On average, all strata of Swedish society are getting richer. Compare that to the low-tax US, where most Americans' incomes have fallen
High taxes, strong unions and an equal distribution of wealth.
That’s the recipe for success in a globalised world, according to Magdalena Andersson, the Social Democratic economist who’s also Sweden’s finance minister.
The 50-year-old has been raising taxes and spending more on welfare since winning power in 2014. She’s also overseen an economic boom, with Swedish growth rates topping 4 percent early last year, that has turned budget deficits into surpluses.
In a world still flinching from the financial crisis that hit a decade ago and the populist wave that followed, Sweden’s economic stewardship holds lessons that challenge the conventional wisdom in the US on how taxes work, according to the Harvard-educated minister. Speaking in an interview in Stockholm, Andersson says success comes down to “three things: It’s the jobs, it’s our welfare and it’s our redistribution.”
It’s the polar opposite of the policy being developed across the Atlantic, where US President Donald Trump is hoping tax cuts, less regulation and new trade deals will produce 3 percent growth within two years. Meanwhile, in Europe, the Nordic model is attracting attention. Emmanuel Macron, who on Sunday defeated Front National’s Marine Le Pen in the French presidential election, has urged his country to look north for ideas on how to organise a society.
Andersson, who lists health care and education, “regardless of how much you earn,” as key to running a successful economy, points to income redistribution as the shield that can keep populist shocks at bay.
The numbers are compelling. Sweden has one of the world’s highest tax burdens, with tax revenue about 43 percent of GDP, according to OECD data. The equivalent figure for the US is about 26 percent. Sweden’s economy has grown almost twice as fast as America’s, expanding 3.1 percent last year, compared with 1.6 percent in the US
Sweden has the highest labour force participation in the European Union. Andersson attributes this to tax-funded parental leave and affordable daycare, which make it easier for both parents to work.
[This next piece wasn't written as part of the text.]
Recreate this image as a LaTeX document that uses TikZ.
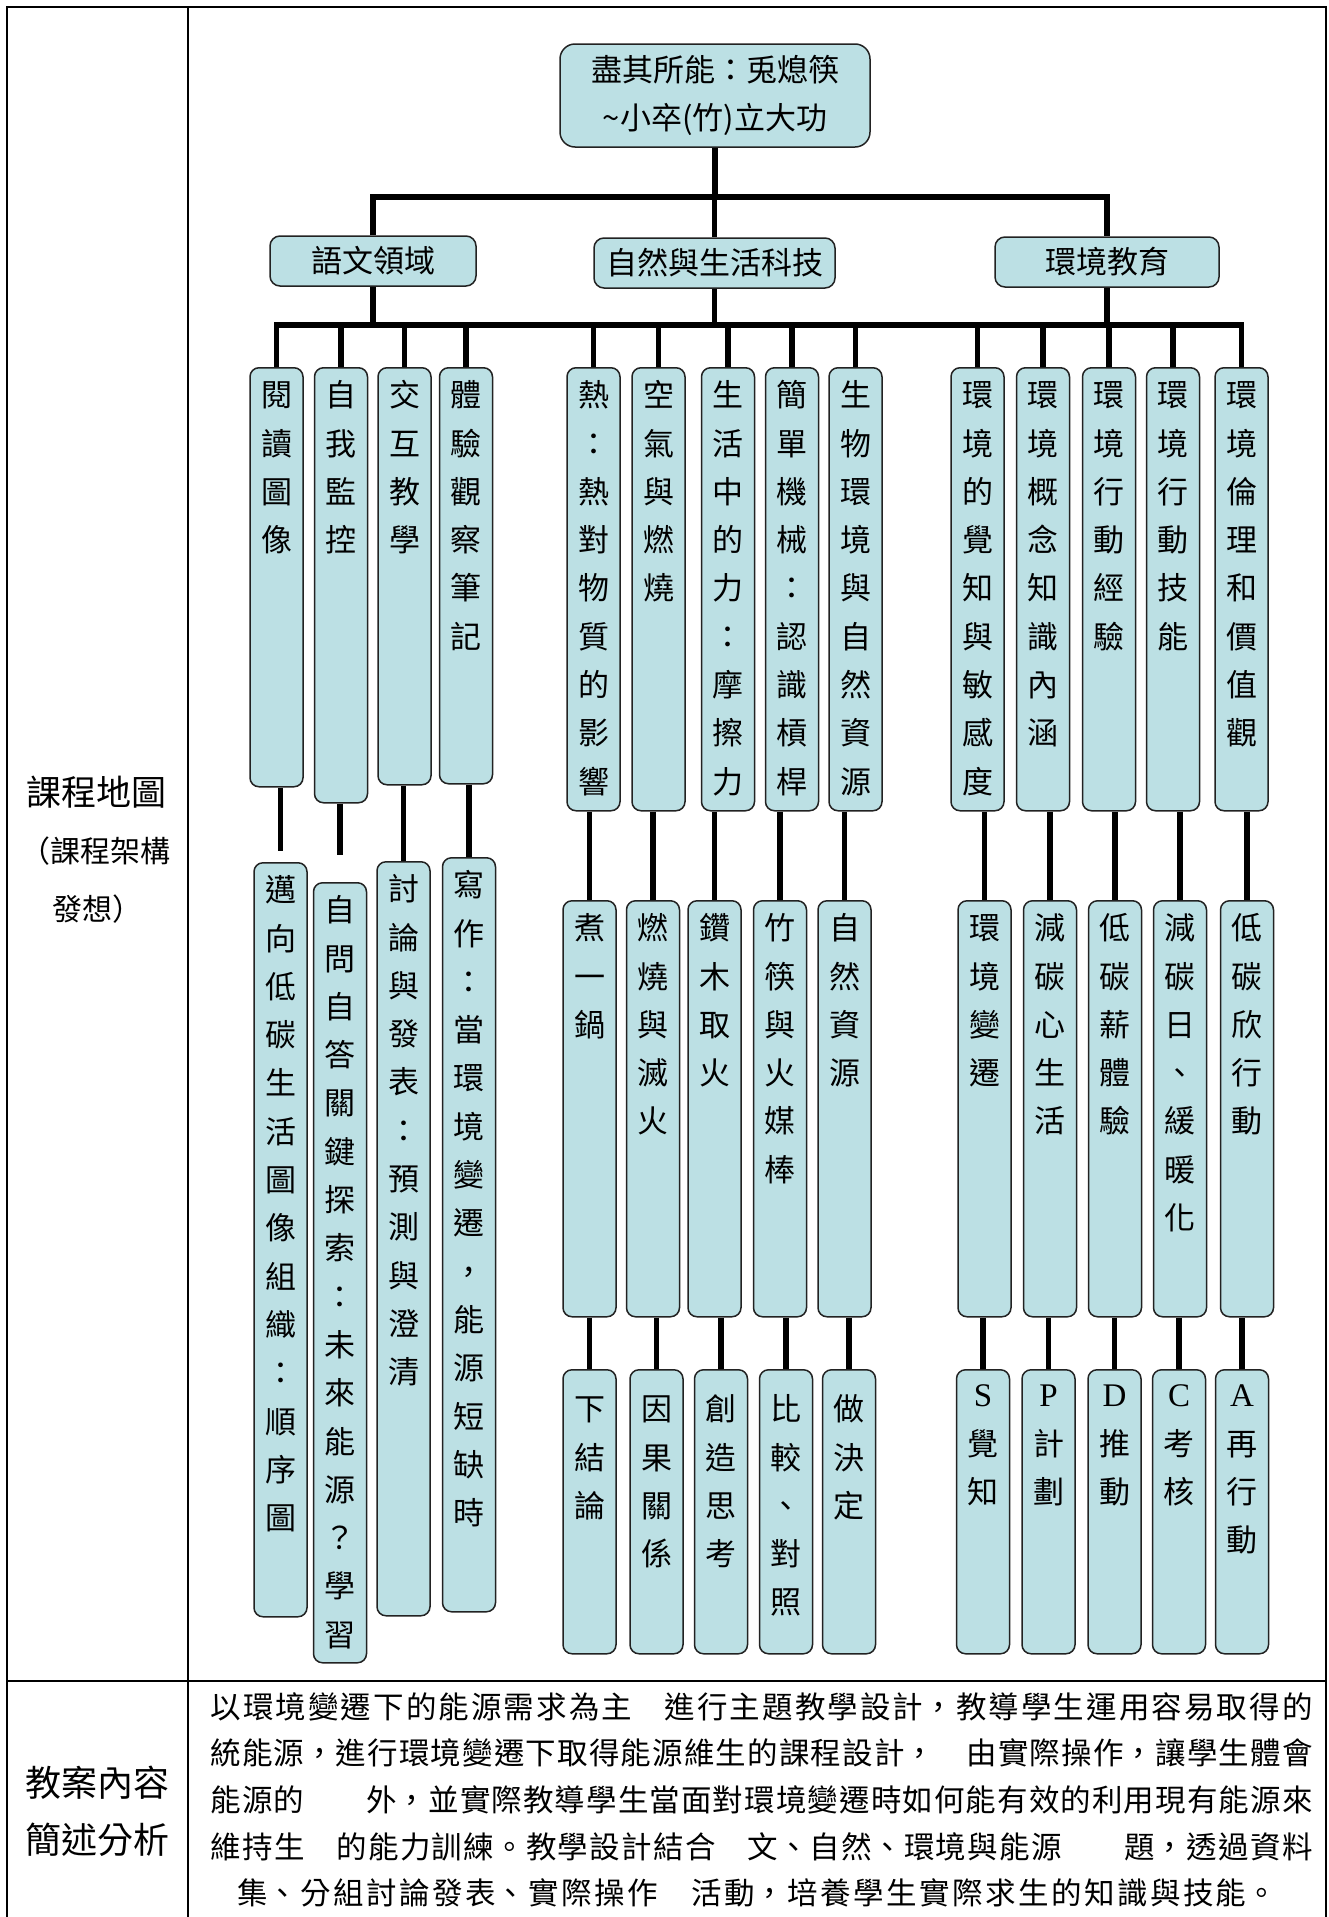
\documentclass[tikz,border=0pt]{standalone}
\usepackage{fontspec}
\setmainfont{Noto Sans CJK TC}
\newfontfamily\latinfont{Liberation Serif}
\XeTeXlinebreaklocale "zh"
\XeTeXlinebreakskip=0pt plus 2pt

\definecolor{boxfill}{RGB}{188,224,228}
\definecolor{boxline}{RGB}{34,34,34}

% one character per line, text kept at the top of the box
\newcommand{\colstack}[3][39]{\parbox[t][#2pt][t]{50pt}{\centering\fontsize{31}{48.3}\selectfont\rule{0pt}{#1pt}#3}}
% a justified line of the summary
\newcommand{\bodyline}[2]{\parbox{#1pt}{\fontsize{30.5}{40}\selectfont\parfillskip=0pt #2}}
\newcommand{\capletter}[1]{{\latinfont\fontsize{33}{40}\selectfont #1}}

\begin{document}
\begin{tikzpicture}[x=1pt,y=-1pt,
  box node/.style={draw=boxline,fill=boxfill,line width=1.5pt},
  title node/.style={box node,rounded corners=15pt,minimum width=310pt,minimum height=103pt,
    inner sep=0pt,align=center,font=\fontsize{31}{47.5}\selectfont},
  head node/.style={box node,rounded corners=10pt,minimum height=50pt,inner sep=0pt,
    font=\fontsize{31}{37}\selectfont},
  stick node/.style={box node,rounded corners=9pt,anchor=north,minimum width=53pt,inner sep=0pt},
  bar line/.style={line width=5.5pt,line join=miter},
  table line/.style={line width=1.8pt}]

  \useasboundingbox (0,0) rectangle (1329,1917);

  % table
  \draw[table line] (7,1917) -- (7,7) -- (1326,7) -- (1326,1917);
  \draw[table line] (188,7) -- (188,1917);
  \draw[table line,line width=2.6pt] (7,1681) -- (1326,1681);

  \node[font=\fontsize{35}{42}\selectfont] (map) at (97,792) {課程地圖};
  \node[font=\fontsize{30}{35}\selectfont] (map2) at (95,851) {（課程架構};
  \node[font=\fontsize{30}{35}\selectfont] (map3) at (97,909) {發想）};
  \node[font=\fontsize{36}{42}\selectfont] (plan) at (97,1783) {教案內容};
  \node[font=\fontsize{36}{42}\selectfont] (plan2) at (97,1840) {簡述分析};

  % tree
  \node[title node] (title) at (715,95.5) {盡其所能：兎熄筷\\\textasciitilde 小卒(竹)立大功};
  \node[head node,minimum width=206pt] (lang) at (373,261) {語文領域};
  \node[head node,minimum width=241pt] (sci) at (714.5,263) {自然與生活科技};
  \node[head node,minimum width=224pt] (env) at (1107,262) {環境教育};

  \node[stick node] (L1) at (276.5,367) {\colstack{419}{閱\\讀\\圖\\像}};
  \node[stick node] (L2) at (341,367) {\colstack{435}{自\\我\\監\\控}};
  \node[stick node] (L3) at (404.5,367) {\colstack{417}{交\\互\\教\\學}};
  \node[stick node] (L4) at (466,367) {\colstack{416}{體\\驗\\觀\\察\\筆\\記}};
  \node[stick node] (S1) at (593.5,367) {\colstack{443}{熱\\：\\熱\\對\\物\\質\\的\\影\\響}};
  \node[stick node] (S2) at (658.5,367) {\colstack{443}{空\\氣\\與\\燃\\燒}};
  \node[stick node] (S3) at (728,367) {\colstack{443}{生\\活\\中\\的\\力\\：\\摩\\擦\\力}};
  \node[stick node] (S4) at (792,367) {\colstack{443}{簡\\單\\機\\械\\：\\認\\識\\槓\\桿}};
  \node[stick node] (S5) at (855.5,367) {\colstack{443}{生\\物\\環\\境\\與\\自\\然\\資\\源}};
  \node[stick node] (E1) at (977.5,367) {\colstack{443}{環\\境\\的\\覺\\知\\與\\敏\\感\\度}};
  \node[stick node] (E2) at (1043,367) {\colstack{443}{環\\境\\概\\念\\知\\識\\內\\涵}};
  \node[stick node] (E3) at (1109,367) {\colstack{443}{環\\境\\行\\動\\經\\驗}};
  \node[stick node] (E4) at (1173,367) {\colstack{443}{環\\境\\行\\動\\技\\能}};
  \node[stick node] (E5) at (1241.5,367) {\colstack{443}{環\\境\\倫\\理\\和\\價\\值\\觀}};

  \node[stick node] (L1b) at (280.5,862) {\colstack{754}{邁\\向\\低\\碳\\生\\活\\圖\\像\\組\\織\\：\\順\\序\\圖}};
  \node[stick node] (L2b) at (340,882) {\colstack{780}{自\\問\\自\\答\\關\\鍵\\探\\索\\：\\未\\來\\能\\源\\？\\學\\習}};
  \node[stick node] (L3b) at (403.5,861) {\colstack{754}{討\\論\\與\\發\\表\\：\\預\\測\\與\\澄\\清}};
  \node[stick node] (L4b) at (469,857) {\colstack{754}{寫\\作\\：\\當\\環\\境\\變\\遷\\，\\能\\源\\短\\缺\\時}};
  \node[stick node] (S1b) at (589.5,900) {\colstack{416}{煮\\一\\鍋}};
  \node[stick node] (S2b) at (653,900) {\colstack{416}{燃\\燒\\與\\滅\\火}};
  \node[stick node] (S3b) at (714.5,900) {\colstack{416}{鑽\\木\\取\\火}};
  \node[stick node] (S4b) at (780,900) {\colstack{416}{竹\\筷\\與\\火\\媒\\棒}};
  \node[stick node] (S5b) at (844.5,900) {\colstack{416}{自\\然\\資\\源}};
  \node[stick node] (E1b) at (984.5,900) {\colstack{416}{環\\境\\變\\遷}};
  \node[stick node] (E2b) at (1050,900) {\colstack{416}{減\\碳\\心\\生\\活}};
  \node[stick node] (E3b) at (1115,900) {\colstack{416}{低\\碳\\薪\\體\\驗}};
  \node[stick node] (E4b) at (1180,900) {\colstack{416}{減\\碳\\日\\、\\緩\\暖\\化}};
  \node[stick node] (E5b) at (1247,900) {\colstack{416}{低\\碳\\欣\\行\\動}};

  \node[stick node] (S1c) at (589.5,1369) {\colstack[51]{284}{下\\結\\論}};
  \node[stick node] (S2c) at (656.5,1369) {\colstack[51]{284}{因\\果\\關\\係}};
  \node[stick node] (S3c) at (721,1369) {\colstack[51]{284}{創\\造\\思\\考}};
  \node[stick node] (S4c) at (786,1369) {\colstack[51]{284}{比\\較\\、\\對\\照}};
  \node[stick node] (S5c) at (849,1369) {\colstack[51]{284}{做\\決\\定}};
  \node[stick node] (E1c) at (983,1369) {\colstack[37]{284}{\capletter{S}\\覺\\知}};
  \node[stick node] (E2c) at (1048.5,1369) {\colstack[37]{284}{\capletter{P}\\計\\劃}};
  \node[stick node] (E3c) at (1114.5,1369) {\colstack[37]{284}{\capletter{D}\\推\\動}};
  \node[stick node] (E4c) at (1179,1369) {\colstack[37]{284}{\capletter{C}\\考\\核}};
  \node[stick node] (E5c) at (1242,1369) {\colstack[37]{284}{\capletter{A}\\再\\行\\動}};

  \coordinate (top bar) at (0,197);
  \coordinate (bar) at (0,325);

  % connectors
  \draw[bar line] (title) -- (title |- top bar);
  \draw[bar line] (lang) -- (lang |- top bar) -- (env |- top bar) -- (env);
  \draw[bar line] (sci |- top bar) -- (sci);
  \draw[bar line] (lang) -- (lang |- bar) (sci) -- (sci |- bar) (env) -- (env |- bar);
  \draw[bar line] (L1) -- (L1 |- bar) -- (E5 |- bar) -- (E5);
  \draw[bar line] (L2 |- bar) -- (L2) (L3 |- bar) -- (L3) (L4 |- bar) -- (L4)
    (S1 |- bar) -- (S1) (S2 |- bar) -- (S2) (S3 |- bar) -- (S3) (S4 |- bar) -- (S4)
    (S5 |- bar) -- (S5) (E1 |- bar) -- (E1) (E2 |- bar) -- (E2) (E3 |- bar) -- (E3)
    (E4 |- bar) -- (E4);

  \path[bar line]
    (L1b.north |- L1.south) edge[shorten >=11pt] (L1b)
    (L2b.north |- L2.south) edge[shorten >=27pt] (L2b)
    (L3b.north |- L3.south) edge (L3b)
    (L4b.north |- L4.south) edge (L4b)
    (S1b.north |- S1.south) edge (S1b) (S2b.north |- S2.south) edge (S2b)
    (S3b.north |- S3.south) edge (S3b) (S4b.north |- S4.south) edge (S4b)
    (S5b.north |- S5.south) edge (S5b)
    (E1b.north |- E1.south) edge (E1b) (E2b.north |- E2.south) edge (E2b)
    (E3b.north |- E3.south) edge (E3b) (E4b.north |- E4.south) edge (E4b)
    (E5b.north |- E5.south) edge (E5b)
    (S1c.north |- S1b.south) edge (S1c) (S2c.north |- S2b.south) edge (S2c)
    (S3c.north |- S3b.south) edge (S3c) (S4c.north |- S4b.south) edge (S4c)
    (S5c.north |- S5b.south) edge (S5c)
    (E1c.north |- E1b.south) edge (E1c) (E2c.north |- E2b.south) edge (E2c)
    (E3c.north |- E3b.south) edge (E3c) (E4c.north |- E4b.south) edge (E4c)
    (E5c.north |- E5b.south) edge (E5c);

  % summary
  \node[anchor=west] (sum1) at (207,1707) {\bodyline{1102}{以環境變遷下的能源需求為主　進行主題教學設計，教導學生運用容易取得的}};
  \node[anchor=west] (sum2) at (207,1753) {\bodyline{1102}{統能源，進行環境變遷下取得能源維生的課程設計，　由實際操作，讓學生體會}};
  \node[anchor=west] (sum3) at (207,1800) {\bodyline{1102}{能源的　　外，並實際教導學生當面對環境變遷時如何能有效的利用現有能源來}};
  \node[anchor=west] (sum4) at (207,1847) {\bodyline{1102}{維持生　的能力訓練。教學設計結合　文、自然、環境與能源　　題，透過資料}};
  \node (sum5) at (757,1893) {\bodyline{1040}{集、分組討論發表、實際操作　活動，培養學生實際求生的知識與技能。}};
\end{tikzpicture}
\end{document}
In contrast to most of its European peers, Sweden has budget surpluses. The EU average will be a shortfall of 1.6 percent in 2018, while the estimated deficit in the US of 5.7 percent of GDP, EU Commission data published in February show.
The country also takes a pragmatic view of capitalism, which includes allowing businesses to fail if they can’t compete. Part of this includes providing a safety net and training for workers, features that Andersson says are crucial to keeping a dangerous anti-globalisation sentiment at bay.
“In Sweden, it’s accepted that society changes and that some companies expand while others shrink, but that’s based on the fact that there are bridges from the old to the new jobs,” she said. “It’s important to have security during that change, both in the form a well-functioning unemployment insurance, but also active labour market policies.”
But not all Swedes are persuaded that more tax increases will help. Andersson faces a vote of no confidence from the opposition if she presents further hikes. Meanwhile, parts of corporate Sweden are rebelling. There are also numerical signs that the tipping point may have been reached, as GDP slows.
Sweden’s government has started tapping its surpluses to raise spending on everything from health care to education to defence and a stronger police presence. With an election looming next year, the Social Democratic-led administration is contending with its own right-wing nationalists, who have gained followers in the wake of record refugee inflows.
The center-right coalition that preceded the current government spent most of its eight years in power cutting taxes. They argue that Andersson and her boss, Prime Minister Stefan Lofven, are now putting economic gains at risk, and warn that generous benefits discourage people from working. The opposition also notes that Sweden has fallen behind in wealth per capita since taxes were raised in the 1970s, culminating in an economic crisis in the early 1990s when taxes as a share of GDP exceeded 50 percent.
According to the website Ekonomifakta, which is run by Sweden’s largest employer organisation, the highest marginal tax rate has again crept up, reaching about 70 percent, including payroll taxes. With that in mind, the opposition is threatening a vote of no confidence against Andersson this autumn unless she withdraws her tax plan.
Banks and Sweden’s private equity industry have railed against the tax environment, with Scandinavia’s biggest financial group, Nordea Bank AB, threatening to leave. And a vibrant startup scene, led by music-streaming service Spotify Ltd, is calling for changes in how options-based income is taxed in an effort to attract more talent.
Andersson acknowledges there are limits, saying there’s no need for “big” tax increases in the coming years.
“They of course have negative effects,” she said. “All taxes do, but what you use the money for can have positive effects and that’s exactly what the Swedish model shows. You can have high taxes and high employment and growth.”